A bit of time off is a gift. It’s true in general life, but when one is undergoing cancer treatment, a bit of time whilst you are feeling well is more than welcome. A bit of time. Six weeks off is too long. I constantly feel trapped, I feel trapped in my flat, trapped by my body, trapped by the schedule and trapped by my situation. I have gone from having a full time job and an active social life pre cancer, followed by a hefty treatment schedule, to nothing. I wake up everyday and find motivation difficult. While somedays I do have plans, this limbo has seen me spend a lot of time by myself. More time than I care for. I am no mathematician, but I wager that on average, I spend 80% of my days alone. As boring as PADIMAC was, I saw more people than I do now. I had drivers, nurses and Macmillan Support Workers to bug when I had conversation aplenty. I’d store it up and unleash the beast. In the last six weeks, I have found myself in frequent conversation with myself. We get on well, but it is easy for us to create dilemmas. Us Geminis really are drama queens.

I find myself now, yearning for the end to this volume of My Myeloma. It’s more of a fantasy. I spend this limbo fantasying about all the things I am going to do when the myeloma is sleeping. I look forward to things. I have one target right now and that is not making sure I get out of bed before midday or ensuring that I have some structure to my days, the target is just to be normal. Try as I might, this time, although it offers glimpses of normality, it doesn’t offer me everything. I am restricted by my mobility, by my funds, by the schedule and my My Myeloma. I want everything. I am excited about the day when things get back to my new normal. EJ plus myeloma. I’ll make it work, I just cannot make it work right now.
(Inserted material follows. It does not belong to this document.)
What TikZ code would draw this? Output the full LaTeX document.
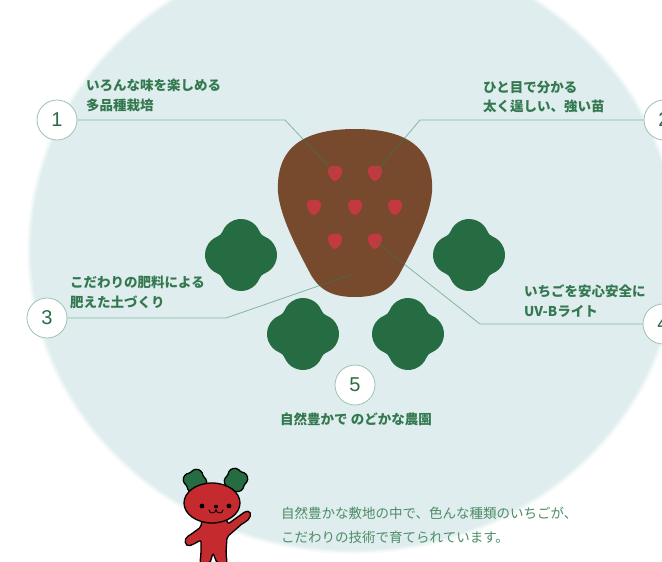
\documentclass[tikz,border=0pt]{standalone}
\usepackage{fontspec}
\setmainfont{Liberation Sans}
\newfontfamily\jp{Noto Sans CJK JP}
\usetikzlibrary{calc}

\definecolor{fieldblue}{HTML}{DFEDEE}
\definecolor{soilbrown}{HTML}{774A2E}
\definecolor{berryred}{HTML}{C23A3F}
\definecolor{leafgreen}{HTML}{266C42}
\definecolor{ringgreen}{HTML}{9CC4B0}
\definecolor{digitgreen}{HTML}{2D6B46}
\definecolor{labelgreen}{HTML}{347850}
\definecolor{bodygreen}{HTML}{4C8C66}
\definecolor{leadgreen}{HTML}{2E7D5B}
\definecolor{mascotred}{HTML}{C42A2E}

\tikzset{
  numcirc/.style={circle, draw=ringgreen, line width=0.8pt, fill=white,
    minimum size=40pt, inner sep=0pt, text=digitgreen,
    font=\fontsize{20}{20}\selectfont},
  leader/.style={draw=leadgreen, draw opacity=0.5, line width=0.8pt},
  pointlabel/.style={font=\jp\bfseries\fontsize{13.5}{19.5}\selectfont,
    text=labelgreen, align=left, inner sep=0pt, anchor=west},
  bodytext/.style={font=\jp\fontsize{13.5}{24}\selectfont,
    text=bodygreen, align=left, inner sep=0pt, anchor=west},
  mascot/.style={fill=mascotred, draw=black, line width=1.3pt,
    line join=round},
  % four-lobed leaf, 72 units across: lobes of radius 20 joined by fillets
  pics/leaf/.style={code={
    \path[pic actions] (-18.65,23.22)
      arc[start angle=158.83, end angle=21.17, radius=20]
      arc[start angle=201.17, end angle=248.83, radius=8]
      arc[start angle=68.83, end angle=-68.83, radius=20]
      arc[start angle=111.17, end angle=158.83, radius=8]
      arc[start angle=-21.17, end angle=-158.83, radius=20]
      arc[start angle=21.17, end angle=68.83, radius=8]
      arc[start angle=248.83, end angle=111.17, radius=20]
      arc[start angle=-68.83, end angle=-21.17, radius=8] -- cycle;
  }},
  % small strawberry, point down
  pics/berry/.style={code={
    \fill[berryred] (0,-7) .. controls (5,-8) and (7.5,-5) .. (7,-1)
      .. controls (6.5,3) and (3,8) .. (0,8)
      .. controls (-3,8) and (-6.5,3) .. (-7,-1)
      .. controls (-7.5,-5) and (-5,-8) .. (0,-7) -- cycle;
  }}
}

\begin{document}
\begin{tikzpicture}[x=1pt, y=-1pt]
\useasboundingbox (0,0) rectangle (662,562);
\fill[white] (0,0) rectangle (662,562);

% the field, with a soft rim
\fill[fieldblue, opacity=0.25] (353,250) ellipse [x radius=326, y radius=304];
\fill[fieldblue, opacity=0.5] (353,250) ellipse [x radius=324, y radius=302];
\fill[fieldblue] (353,250) ellipse [x radius=322, y radius=300];

% seedling tray
\fill[soilbrown] (355,129) .. controls (410,129) and (434,150) .. (432,192)
  .. controls (430,216) and (414,247) .. (399,275)
  .. controls (389,292) and (375,297) .. (355,297)
  .. controls (335,297) and (321,292) .. (311,275)
  .. controls (296,247) and (280,216) .. (278,192)
  .. controls (276,150) and (300,129) .. (355,129) -- cycle;

\coordinate (b1) at (335,173);
\coordinate (b2) at (375,173);
\coordinate (b3) at (314,207);
\coordinate (b4) at (355,207);
\coordinate (b5) at (395,207);
\coordinate (b6) at (335,241);
\coordinate (b7) at (375,241);
\foreach \b in {b1,b2,b3,b4,b5,b6,b7} \pic at (\b) {berry};

% leaves around the tray
\pic[fill=leafgreen] at (241,255) {leaf};
\pic[fill=leafgreen] at (469,255) {leaf};
\pic[fill=leafgreen] at (303,334) {leaf};
\pic[fill=leafgreen] at (408,334) {leaf};

% numbered markers
\node[numcirc] (n1) at (57,120) {1};
\node[numcirc] (n2) at (664,120) {2};
\node[numcirc] (n3) at (47,318) {3};
\node[numcirc] (n4) at (663,324) {4};
\node[numcirc] (n5) at (355,385) {5};

% leader lines
\coordinate (k1) at (285,120);
\coordinate (k2) at (420,120);
\coordinate (k3) at (226,318);
\coordinate (e3) at (353,274);
\coordinate (k4) at (480,324);
\draw[leader] (n1) -- (k1) -- (b1);
\draw[leader] (n2) -- (k2) -- (b2);
\draw[leader] (n3) -- (k3) -- (e3);
\draw[leader] (n4) -- (k4) -- (b7);

% captions
\node[pointlabel] (t1) at (86,95.5) {いろんな味を楽しめる\\多品種栽培};
\node[pointlabel] (t2) at (483,97) {ひと目で分かる\\太く逞しい、強い苗};
\node[pointlabel] (t3) at (70,292.5) {こだわりの肥料による\\肥えた土づくり};
\node[pointlabel] (t4) at (524,301) {いちごを安心安全に\\UV-Bライト};
\node[pointlabel, anchor=center] (t5) at (356,419) {自然豊かで のどかな農園};

% mascot
\pic[fill=leafgreen, draw=black, line width=1.3pt, scale=0.33, rotate=-15] at (195,481) {leaf};
\pic[fill=leafgreen, draw=black, line width=1.3pt, scale=0.33, rotate=15] at (236,480) {leaf};
\path[mascot, rounded corners=2pt] (202,518) -- (201,527) -- (190,535)
  .. controls (183,539) and (185,547) .. (192,545) -- (201,540)
  -- (201,553) -- (200,563) -- (210,563) -- (213,553) -- (217,563)
  -- (227,563) -- (226,553) -- (227,537) -- (243,523)
  .. controls (250,520) and (253,512) .. (246,511) -- (228,524)
  -- (226,518) -- cycle;
\path[mascot] (212,503) ellipse [x radius=28, y radius=20];
\fill (202,506) circle [radius=2.4];
\fill (229,506) circle [radius=2.4];
\fill (216,506.5) ellipse [x radius=2.2, y radius=1.6];
\draw[line width=0.9pt, line cap=round] (209,510)
  .. controls (209.5,514) and (215.5,514) .. (216,509.5)
  .. controls (216.5,514) and (222.5,514) .. (223,510);

\node[bodytext] (body) at (281,525)
  {自然豊かな敷地の中で、色んな種類のいちごが、\\こだわりの技術で育てられています。};
\end{tikzpicture}
\end{document}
I make plans in my head and these I look forward to. I look forward to a life where the main protagonist is not medicine. Medically, at this moment in time, I have nothing to worry about because nothing is happening. Now, if there is something or I perceive there to be something afoot that can effect my plans and my return to normality, I am devastated. I mean, snot everywhere devastated. Things that previously would have been a minor hindrance or detail, represent the end of something gigantic and dashed hopes. Predictably, this makes me susceptible to making a mountain out of a molehill.

I do not think I am creating mountains at his current moment, but two weeks ago I was. Whether it was a change to my job or my insecurities at what My Myeloma has done to my relationships, the effect is exaggerated in my mind because I have nothing else to focus on. More often than not, things are quickly resolved and become mere folly. I need to learn that the sooner I vocalise them the better. I need to not let things stew, but I do like a stew, just ask my slow cooker. It’s just difficult when there is nothing else…

Fortunately, the end of his limbo is nigh. The time when my transplant is my priority is looming and frankly, we cannot wait.